What if I'm not a good teacher?
You don't need teaching expertise. You need consistency, patience, and willingness to follow structured approaches. The framework provided here guides you through evidence-based strategies. Your advantage over teachers: one-on-one attention and deep knowledge of your child.

Should I tell my child's teacher what I'm doing?
Yes. Share your assessment results and intervention plan. Teachers appreciate informed parent support and can coordinate their instruction with your home work. They may also provide additional resources or guidance.

Can personalized books really help with intervention?
Research shows 30-40% increases in reading time with substantive personalization. For struggling readers who resist practice, this engagement boost is powerful. Personalized books provide the motivation to sustain effort through difficult skill-building work.

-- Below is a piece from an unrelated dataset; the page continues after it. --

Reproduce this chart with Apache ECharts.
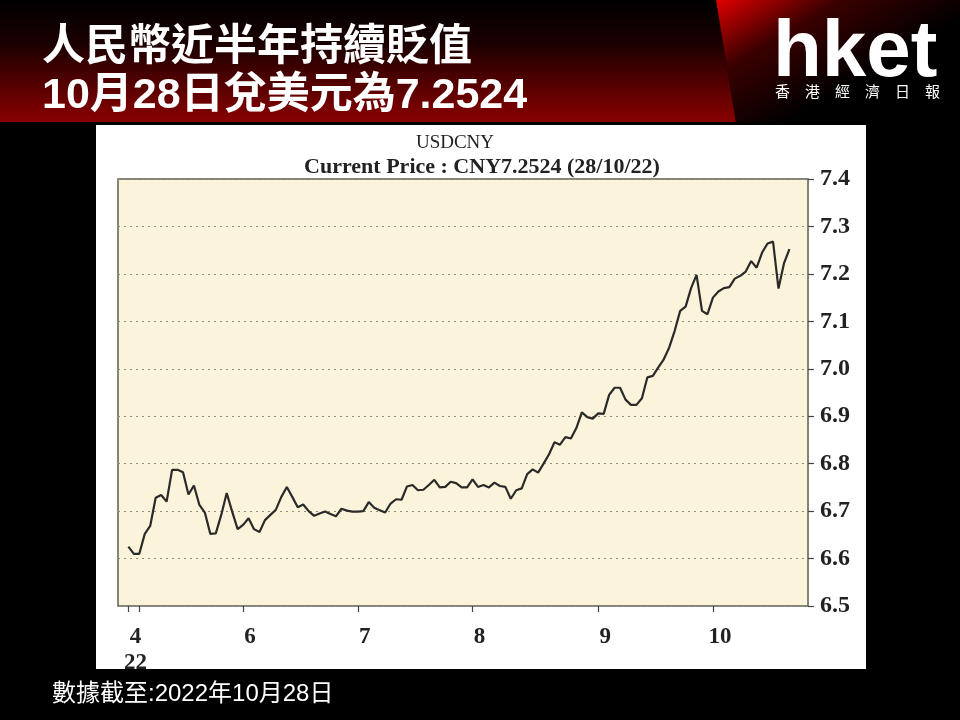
<!DOCTYPE html>
<html><head><meta charset="utf-8">
<script src="https://cdn.jsdelivr.net/npm/echarts@6/dist/echarts.min.js"></script>
<style>html,body{margin:0;padding:0;background:#000;}#c{width:960px;height:720px;}</style>
</head><body><div id="c"></div>
<script>
// Trading days (USDCNY onshore), 28 Apr 2022 - 28 Oct 2022
const dates = [
'2022-04-28','2022-04-29',
'2022-05-05','2022-05-06','2022-05-09','2022-05-10','2022-05-11','2022-05-12','2022-05-13','2022-05-16','2022-05-17','2022-05-18','2022-05-19','2022-05-20','2022-05-23','2022-05-24','2022-05-25','2022-05-26','2022-05-27','2022-05-30','2022-05-31',
'2022-06-01','2022-06-02','2022-06-06','2022-06-07','2022-06-08','2022-06-09','2022-06-10','2022-06-13','2022-06-14','2022-06-15','2022-06-16','2022-06-17','2022-06-20','2022-06-21','2022-06-22','2022-06-23','2022-06-24','2022-06-27','2022-06-28','2022-06-29','2022-06-30',
'2022-07-01','2022-07-04','2022-07-05','2022-07-06','2022-07-07','2022-07-08','2022-07-11','2022-07-12','2022-07-13','2022-07-14','2022-07-15','2022-07-18','2022-07-19','2022-07-20','2022-07-21','2022-07-22','2022-07-25','2022-07-26','2022-07-27','2022-07-28','2022-07-29',
'2022-08-01','2022-08-02','2022-08-03','2022-08-04','2022-08-05','2022-08-08','2022-08-09','2022-08-10','2022-08-11','2022-08-12','2022-08-15','2022-08-16','2022-08-17','2022-08-18','2022-08-19','2022-08-22','2022-08-23','2022-08-24','2022-08-25','2022-08-26','2022-08-29','2022-08-30','2022-08-31',
'2022-09-01','2022-09-02','2022-09-05','2022-09-06','2022-09-07','2022-09-08','2022-09-09','2022-09-13','2022-09-14','2022-09-15','2022-09-16','2022-09-19','2022-09-20','2022-09-21','2022-09-22','2022-09-23','2022-09-26','2022-09-27','2022-09-28','2022-09-29','2022-09-30',
'2022-10-10','2022-10-11','2022-10-12','2022-10-13','2022-10-14','2022-10-17','2022-10-18','2022-10-19','2022-10-20','2022-10-21','2022-10-24','2022-10-25','2022-10-26','2022-10-27','2022-10-28'
];
const usdcny = [
6.625,6.610,
6.610,6.652,6.669,6.728,6.734,6.720,6.787,6.787,6.782,6.735,6.754,6.713,6.697,6.652,6.653,6.692,6.738,6.699,6.662,
6.671,6.685,6.662,6.656,6.681,6.692,6.703,6.730,6.751,6.730,6.708,6.714,6.700,6.690,6.695,6.699,6.694,6.689,6.705,6.701,6.699,
6.699,6.700,6.719,6.707,6.702,6.697,6.716,6.725,6.724,6.752,6.755,6.744,6.745,6.755,6.766,6.750,6.751,6.762,6.759,6.750,6.750,
6.767,6.751,6.755,6.750,6.760,6.753,6.751,6.726,6.744,6.748,6.778,6.788,6.781,6.800,6.820,6.845,6.840,6.856,6.853,6.875,6.908,6.898,6.895,
6.906,6.905,6.945,6.960,6.960,6.935,6.924,6.924,6.938,6.982,6.985,7.003,7.020,7.045,7.080,7.122,7.131,7.170,7.198,7.122,7.115,
7.150,7.163,7.170,7.172,7.190,7.196,7.205,7.227,7.213,7.245,7.264,7.268,7.169,7.222,7.2524
];
// month tick labels (Bloomberg style: May is unlabeled)
const monthLabels = {4:'4\n22', 5:'', 6:'6', 7:'7', 8:'8', 9:'9', 10:'10'};
const yMin = 6.5, yMax = 7.4, yStep = 0.1;

const titleLines = ['人民幣近半年持續貶值', '10月28日兌美元為7.2524'];
const chartTitle = 'USDCNY';
const chartSubtitle = 'Current Price : CNY7.2524 (28/10/22)';
const footnote = '數據截至:2022年10月28日';

// first trading day of each month -> tick positions
const monthStarts = [];
dates.forEach((d, i) => { if (i === 0 || d.slice(5,7) !== dates[i-1].slice(5,7)) monthStarts.push(i); });
const labelIdx = monthStarts.filter(i => monthLabels[+dates[i].slice(5,7)] !== '');

const chart = echarts.init(document.getElementById('c'), null, {renderer:'canvas'});
const serifF = "'Liberation Serif','Times New Roman',serif";
const cjkF = "'Liberation Sans','Noto Sans CJK TC',sans-serif";

chart.setOption({
  backgroundColor: '#000',
  animation: false,
  graphic: [
    { type:'polygon', z:-10, shape:{points:[[0,0],[716,0],[736,122],[0,122]]},
      style:{fill:new echarts.graphic.LinearGradient(0,0,0,1,[{offset:0,color:'#000'},{offset:0.35,color:'#1a0000'},{offset:1,color:'#8a0000'}])}},
    { type:'polygon', z:-10, shape:{points:[[716,0],[960,0],[960,122],[736,122]]},
      style:{fill:new echarts.graphic.LinearGradient(0,0,0.3,1,[{offset:0,color:'#e00000'},{offset:0.45,color:'#3a0000'},{offset:1,color:'#000'}])}},
    { type:'text', z:5, left:42, top:27, style:{text:titleLines[0], fill:'#fff', font:"bold 43px "+cjkF}},
    { type:'text', z:5, left:42, top:75, style:{text:titleLines[1], fill:'#fff', font:"bold 43px "+cjkF}},
    { type:'text', z:5, left:773, top:14, style:{text:'hket', fill:'#fff', font:"bold 80px 'Liberation Sans',Arial,sans-serif"}},
    { type:'text', z:5, left:775, top:84, style:{text:'香\u2003港\u2003經\u2003濟\u2003日\u2003報', fill:'#fff', font:"15px 'Noto Sans CJK TC',sans-serif"}},
    { type:'rect', z:-5, shape:{x:96,y:125,width:770,height:544}, style:{fill:'#fff'}},
    { type:'text', z:5, x:455, y:143, style:{text:chartTitle, fill:'#222', font:"19px "+serifF, align:'center', verticalAlign:'middle'}},
    { type:'text', z:5, x:482, y:167, style:{text:chartSubtitle, fill:'#222', font:"bold 22px "+serifF, align:'center', verticalAlign:'middle'}},
    { type:'text', z:5, left:52, top:682, style:{text:footnote, fill:'#fff', font:"24px "+cjkF}}
  ],
  grid: { left:118, right:152, top:179, bottom:114, show:true, backgroundColor:'#fcf4da', borderColor:'#5e5e52', borderWidth:1.5 },
  xAxis: {
    type:'value', min:-1.9, max:124.4,
    axisLine:{show:false, onZero:false},
    splitLine:{show:false},
    axisTick:{show:true, customValues:monthStarts, length:6, lineStyle:{color:'#444', width:1.2}},
    axisLabel:{show:true, customValues:labelIdx, margin:18, lineHeight:26, padding:[0,0,0,14],
      color:'#222', fontFamily:serifF, fontWeight:'bold', fontSize:23,
      formatter: v => monthLabels[+dates[Math.round(v)].slice(5,7)] }
  },
  yAxis: {
    type:'value', position:'right', min:yMin, max:yMax, interval:yStep,
    axisLine:{show:false, onZero:false},
    axisTick:{show:true, length:6, lineStyle:{color:'#444', width:1.2}},
    axisLabel:{margin:12, color:'#222', fontFamily:serifF, fontWeight:'bold', fontSize:24, formatter:v=>v.toFixed(1)},
    splitLine:{show:true, lineStyle:{color:'#8f8f80', type:[2,4], width:1}}
  },
  series: [{
    type:'line', data: usdcny.map((v,i)=>[i,v]), showSymbol:false, symbol:'none',
    lineStyle:{color:'#2a2a2a', width:2.2}
  }]
});
</script></body></html>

What if my child has dyslexia?
Home intervention complements but doesn't replace specialized instruction for dyslexia. Children with dyslexia need explicit, systematic, multisensory instruction often best provided by trained specialists. However, consistent home reading practice still benefits children with dyslexia alongside professional services.


Home reading intervention requires commitment, but it's not beyond any parent's capability. The framework provided here distills evidence-based practices into manageable daily routines. Thousands of parents successfully support struggling readers at home using similar approaches.

Your child's reading struggles aren't insurmountable. With accurate assessment, targeted practice, engaging materials, and consistent implementation, most struggling readers make significant progress. The 15-30 minutes you invest daily compounds into hundreds of hours of practice over months.

Start with Week 1's assessment. Follow the week-by-week guide. Adjust based on your child's specific needs. Incorporate personalized books to boost engagement. Track progress monthly. Celebrate improvements. Your struggling reader can become a confident reader. It starts with the first week of structured intervention. Begin today.